[Plotting code records]
▶
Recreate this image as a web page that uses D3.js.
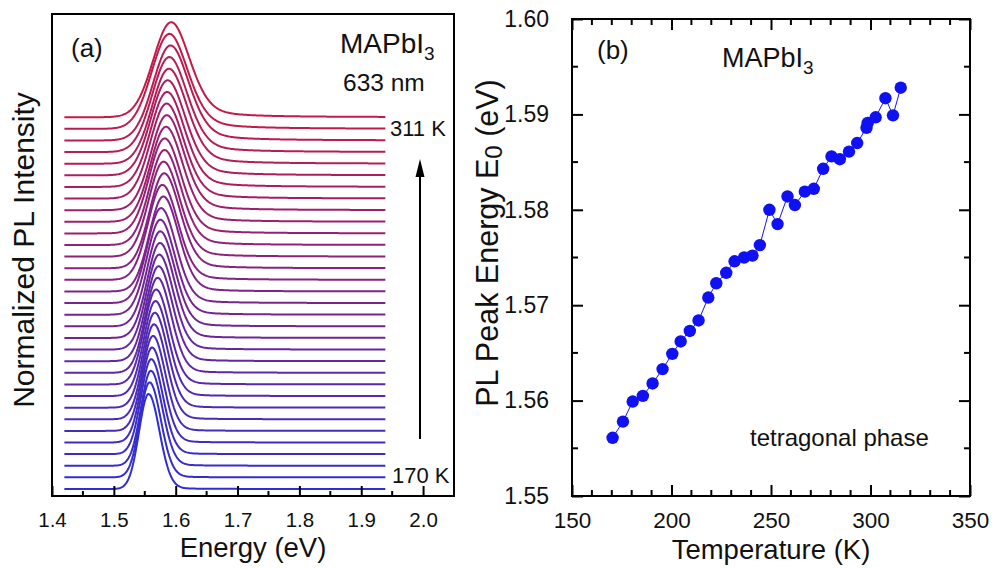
<!DOCTYPE html>
<html><head><meta charset="utf-8">
<script src="https://cdn.jsdelivr.net/npm/d3@7"></script>
<style>
html,body{margin:0;padding:0;background:#fff;}
svg{display:block;font-family:"Liberation Sans", Arial, Helvetica, sans-serif;}
</style></head><body>
<svg id="chart" width="992" height="569"></svg>
<script>
// ---- Panel (b): PL peak energy E0 versus temperature ----
const temperatures = [170.4,175.6,180.5,185.6,190.5,195.5,200.4,204.6,209.2,213.6,218.5,222.5,227.5,231.7,236.5,240.7,244.4,249.2,253.3,258.3,262.0,267.0,271.5,276.2,280.4,284.6,289.2,293.3,298.0,298.6,302.6,307.5,311.3,315.2];
const peakEnergies = [1.5561,1.5578,1.5599,1.5605,1.5618,1.5633,1.5649,1.5662,1.5673,1.5684,1.5708,1.5723,1.5734,1.5746,1.5750,1.5752,1.5763,1.5800,1.5785,1.5814,1.5805,1.5819,1.5822,1.5843,1.5856,1.5853,1.5861,1.5870,1.5886,1.5891,1.5897,1.5917,1.5899,1.5928];
const tempTicks = [150,200,250,300,350];
const energyTicksB = [1.55,1.56,1.57,1.58,1.59,1.60];

// ---- Panel (a): normalized PL spectra, 170 K (bottom) to 311 K (top) ----
const spectraPeaks = [1.5561,1.5578,1.5599,1.5605,1.5618,1.5633,1.5649,1.5662,1.5673,1.5684,1.5708,1.5723,1.5734,1.5746,1.5750,1.5752,1.5763,1.5800,1.5785,1.5814,1.5805,1.5819,1.5822,1.5843,1.5856,1.5853,1.5861,1.5870,1.5891,1.5897,1.5917,1.5899,1.5928];
// half widths (eV) of the low- and high-energy sides, and high-energy tail weight
const lowHalfWidth  = [0.0180,0.0185,0.0190,0.0195,0.0200,0.0205,0.0210,0.0215,0.0220,0.0225,0.0230,0.0235,0.0240,0.0245,0.0250,0.0255,0.0260,0.0265,0.0270,0.0275,0.0280,0.0285,0.0290,0.0295,0.0300,0.0305,0.0310,0.0315,0.0320,0.0325,0.0330,0.0335,0.0340];
const highHalfWidth = [0.0210,0.0215,0.0220,0.0225,0.0230,0.0235,0.0240,0.0245,0.0250,0.0255,0.0260,0.0265,0.0270,0.0275,0.0280,0.0285,0.0290,0.0295,0.0300,0.0305,0.0310,0.0315,0.0320,0.0325,0.0330,0.0335,0.0340,0.0345,0.0350,0.0352,0.0355,0.0358,0.0360];
const tailWeight    = [0.05,0.05,0.06,0.06,0.07,0.07,0.08,0.08,0.09,0.10,0.10,0.11,0.12,0.12,0.13,0.14,0.15,0.16,0.17,0.18,0.19,0.20,0.21,0.22,0.23,0.24,0.25,0.26,0.27,0.28,0.29,0.30,0.30];
const energyTicksA = [1.4,1.5,1.6,1.7,1.8,1.9,2.0];
const spectrumRange = [1.42, 1.94];
const stackStep = 0.1223;

const svg = d3.select("#chart");

// ======================= Panel (a) =======================
const A = {left: 52, right: 454, top: 14, bottom: 496};
const xA = d3.scaleLinear().domain([1.4, 2.05]).range([A.left, A.right]);
const yA = d3.scaleLinear().domain([-0.074, 5.0]).range([A.bottom, A.top]);
const colorA = d3.interpolateRgb("#2e2ed4", "#c61a46");

function lineshape(e, i) {
  const d = e - spectraPeaks[i];
  if (d < 0) {
    const u = d / lowHalfWidth[i];
    return Math.exp(-Math.LN2 * u * u);
  }
  const u = d / highHalfWidth[i];
  const eta = tailWeight[i];
  return (1 - eta) * Math.exp(-Math.LN2 * u * u) + eta / (1 + u * u);
}

const energies = d3.range(spectrumRange[0], spectrumRange[1] + 1e-9, 0.0015);
const gA = svg.append("g");
const lineA = d3.line().x(d => xA(d[0])).y(d => yA(d[1]));
spectraPeaks.forEach((p, i) => {
  const pts = energies.map(e => [e, lineshape(e, i) + i * stackStep]);
  gA.append("path")
    .attr("d", lineA(pts))
    .attr("fill", "none")
    .attr("stroke", colorA(i / (spectraPeaks.length - 1)))
    .attr("stroke-width", 2)
    .attr("stroke-linejoin", "round");
});

// frame
svg.append("rect").attr("x", A.left).attr("y", A.top)
  .attr("width", A.right - A.left).attr("height", A.bottom - A.top)
  .attr("fill", "none").attr("stroke", "#000").attr("stroke-width", 2);

// bottom axis: inward ticks
const axA = d3.axisBottom(xA).tickValues(energyTicksA).tickSize(-10).tickFormat(d3.format(".1f")).tickPadding(16);
const gxA = svg.append("g").attr("transform", `translate(0,${A.bottom})`).call(axA);
gxA.select(".domain").remove();
gxA.selectAll(".tick line").attr("stroke", "#000").attr("stroke-width", 2);
gxA.selectAll(".tick text").attr("font-size", 20.5).attr("fill", "#111").attr("font-family", "Liberation Sans, Arial, sans-serif");
const minorA = d3.range(1.45, 2.05, 0.1);
svg.append("g").selectAll("line").data(minorA).join("line")
  .attr("x1", d => xA(d)).attr("x2", d => xA(d))
  .attr("y1", A.bottom).attr("y2", A.bottom - 5)
  .attr("stroke", "#000").attr("stroke-width", 2);

svg.append("text").attr("x", (A.left + A.right) / 2).attr("y", 557)
  .attr("text-anchor", "middle").attr("font-size", 27.5).attr("fill", "#111")
  .text("Energy (eV)");
svg.append("text").attr("transform", `translate(34,250) rotate(-90)`)
  .attr("text-anchor", "middle").attr("font-size", 30).attr("fill", "#111")
  .text("Normalized PL Intensity");

svg.append("text").attr("x", 71).attr("y", 57).attr("font-size", 26).attr("fill", "#111").text("(a)");
const tA = svg.append("text").attr("x", 340).attr("y", 53).attr("font-size", 28).attr("fill", "#111");
tA.append("tspan").text("MAPbI");
tA.append("tspan").attr("font-size", 19).attr("dy", 7).text("3");
svg.append("text").attr("x", 343).attr("y", 91).attr("font-size", 24.5).attr("fill", "#111").text("633 nm");
svg.append("text").attr("x", 390).attr("y", 136).attr("font-size", 22).attr("fill", "#111").text("311 K");
svg.append("text").attr("x", 392).attr("y", 483).attr("font-size", 22).attr("fill", "#111").text("170 K");

// temperature arrow
svg.append("line").attr("x1", 420).attr("x2", 420).attr("y1", 439).attr("y2", 172)
  .attr("stroke", "#000").attr("stroke-width", 2);
svg.append("path").attr("d", "M420,159 L424.5,177 L415.5,177 Z").attr("fill", "#000");

// ======================= Panel (b) =======================
const B = {left: 572, right: 970, top: 19, bottom: 496};
const xB = d3.scaleLinear().domain([150, 350]).range([B.left, B.right]);
const yB = d3.scaleLinear().domain([1.55, 1.60]).range([B.bottom, B.top]);

const pts = temperatures.map((t, i) => [t, peakEnergies[i]]);
svg.append("path")
  .attr("d", d3.line().x(d => xB(d[0])).y(d => yB(d[1]))(pts))
  .attr("fill", "none").attr("stroke", "#1515f0").attr("stroke-width", 1);
svg.append("g").selectAll("circle").data(pts).join("circle")
  .attr("cx", d => xB(d[0])).attr("cy", d => yB(d[1])).attr("r", 6.2)
  .attr("fill", "#1010f5");

svg.append("rect").attr("x", B.left).attr("y", B.top)
  .attr("width", B.right - B.left).attr("height", B.bottom - B.top)
  .attr("fill", "none").attr("stroke", "#000").attr("stroke-width", 2);

function styleAxis(g, size) {
  g.select(".domain").remove();
  g.selectAll(".tick line").attr("stroke", "#000").attr("stroke-width", 2);
  g.selectAll(".tick text").attr("font-size", size).attr("fill", "#111").attr("font-family", "Liberation Sans, Arial, sans-serif");
}
const gxB = svg.append("g").attr("transform", `translate(0,${B.bottom})`)
  .call(d3.axisBottom(xB).tickValues(tempTicks).tickSize(-11).tickPadding(16));
styleAxis(gxB, 22.5);
const gyB = svg.append("g").attr("transform", `translate(${B.left},0)`)
  .call(d3.axisLeft(yB).tickValues(energyTicksB).tickSize(-11).tickFormat(d3.format(".2f")).tickPadding(23));
styleAxis(gyB, 23);
const gtB = svg.append("g").attr("transform", `translate(0,${B.top})`)
  .call(d3.axisTop(xB).tickValues(tempTicks).tickSize(-11).tickFormat(""));
styleAxis(gtB, 0);
const grB = svg.append("g").attr("transform", `translate(${B.right},0)`)
  .call(d3.axisRight(yB).tickValues(energyTicksB).tickSize(-11).tickFormat(""));
styleAxis(grB, 0);

const minorT = d3.range(160, 350, 10).filter(t => t % 50 !== 0);
const minorE = [1.555, 1.565, 1.575, 1.585, 1.595];
const gm = svg.append("g").attr("stroke", "#000").attr("stroke-width", 2);
minorT.forEach(t => {
  gm.append("line").attr("x1", xB(t)).attr("x2", xB(t)).attr("y1", B.bottom).attr("y2", B.bottom - 6);
  gm.append("line").attr("x1", xB(t)).attr("x2", xB(t)).attr("y1", B.top).attr("y2", B.top + 6);
});
minorE.forEach(e => {
  gm.append("line").attr("x1", B.left).attr("x2", B.left + 6).attr("y1", yB(e)).attr("y2", yB(e));
  gm.append("line").attr("x1", B.right).attr("x2", B.right - 6).attr("y1", yB(e)).attr("y2", yB(e));
});

svg.append("text").attr("x", (B.left + B.right) / 2).attr("y", 559)
  .attr("text-anchor", "middle").attr("font-size", 27.5).attr("fill", "#111")
  .text("Temperature (K)");
const yl = svg.append("text").attr("transform", `translate(498,243) rotate(-90)`)
  .attr("text-anchor", "middle").attr("font-size", 30.5).attr("fill", "#111");
yl.append("tspan").text("PL Peak Energy E");
yl.append("tspan").attr("font-size", 24).attr("dy", 4).text("0");
yl.append("tspan").attr("dy", -4).text(" (eV)");

svg.append("text").attr("x", 597).attr("y", 59).attr("font-size", 26).attr("fill", "#111").text("(b)");
const tB = svg.append("text").attr("x", 722).attr("y", 67).attr("font-size", 27).attr("fill", "#111");
tB.append("tspan").text("MAPbI");
tB.append("tspan").attr("font-size", 19).attr("dy", 7).text("3");
svg.append("text").attr("x", 750).attr("y", 446).attr("font-size", 24).attr("fill", "#111").text("tetragonal phase");
</script>
</body></html>
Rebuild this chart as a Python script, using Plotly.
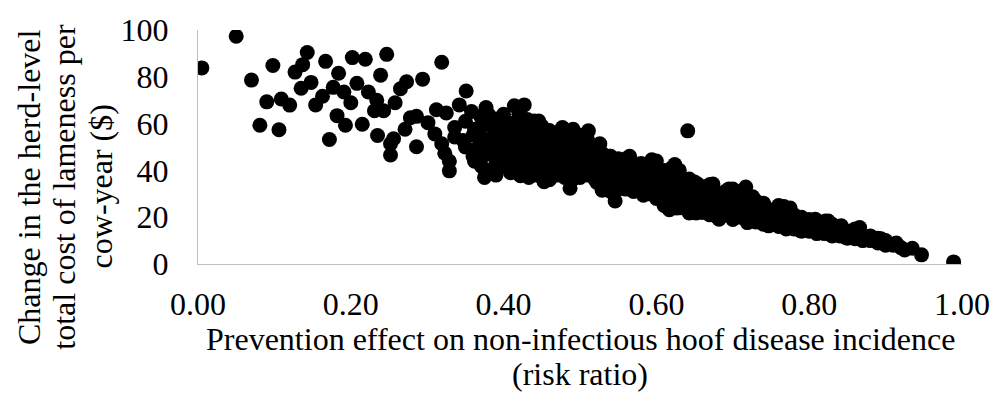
◀
Task description -
Extract, word for word, each line from the top of the data down to and including the line with "const energyTicksB = [1.55,1.56,1.57,1.58,1.59,1.60];"; skip the pictures.

Response to the task -
Recreate this image as a web page that uses D3.js.
<!DOCTYPE html>
<html><head><meta charset="utf-8">
<script src="https://cdn.jsdelivr.net/npm/d3@7"></script>
<style>
html,body{margin:0;padding:0;background:#fff;}
svg{display:block;font-family:"Liberation Sans", Arial, Helvetica, sans-serif;}
</style></head><body>
<svg id="chart" width="992" height="569"></svg>
<script>
// ---- Panel (b): PL peak energy E0 versus temperature ----
const temperatures = [170.4,175.6,180.5,185.6,190.5,195.5,200.4,204.6,209.2,213.6,218.5,222.5,227.5,231.7,236.5,240.7,244.4,249.2,253.3,258.3,262.0,267.0,271.5,276.2,280.4,284.6,289.2,293.3,298.0,298.6,302.6,307.5,311.3,315.2];
const peakEnergies = [1.5561,1.5578,1.5599,1.5605,1.5618,1.5633,1.5649,1.5662,1.5673,1.5684,1.5708,1.5723,1.5734,1.5746,1.5750,1.5752,1.5763,1.5800,1.5785,1.5814,1.5805,1.5819,1.5822,1.5843,1.5856,1.5853,1.5861,1.5870,1.5886,1.5891,1.5897,1.5917,1.5899,1.5928];
const tempTicks = [150,200,250,300,350];
const energyTicksB = [1.55,1.56,1.57,1.58,1.59,1.60];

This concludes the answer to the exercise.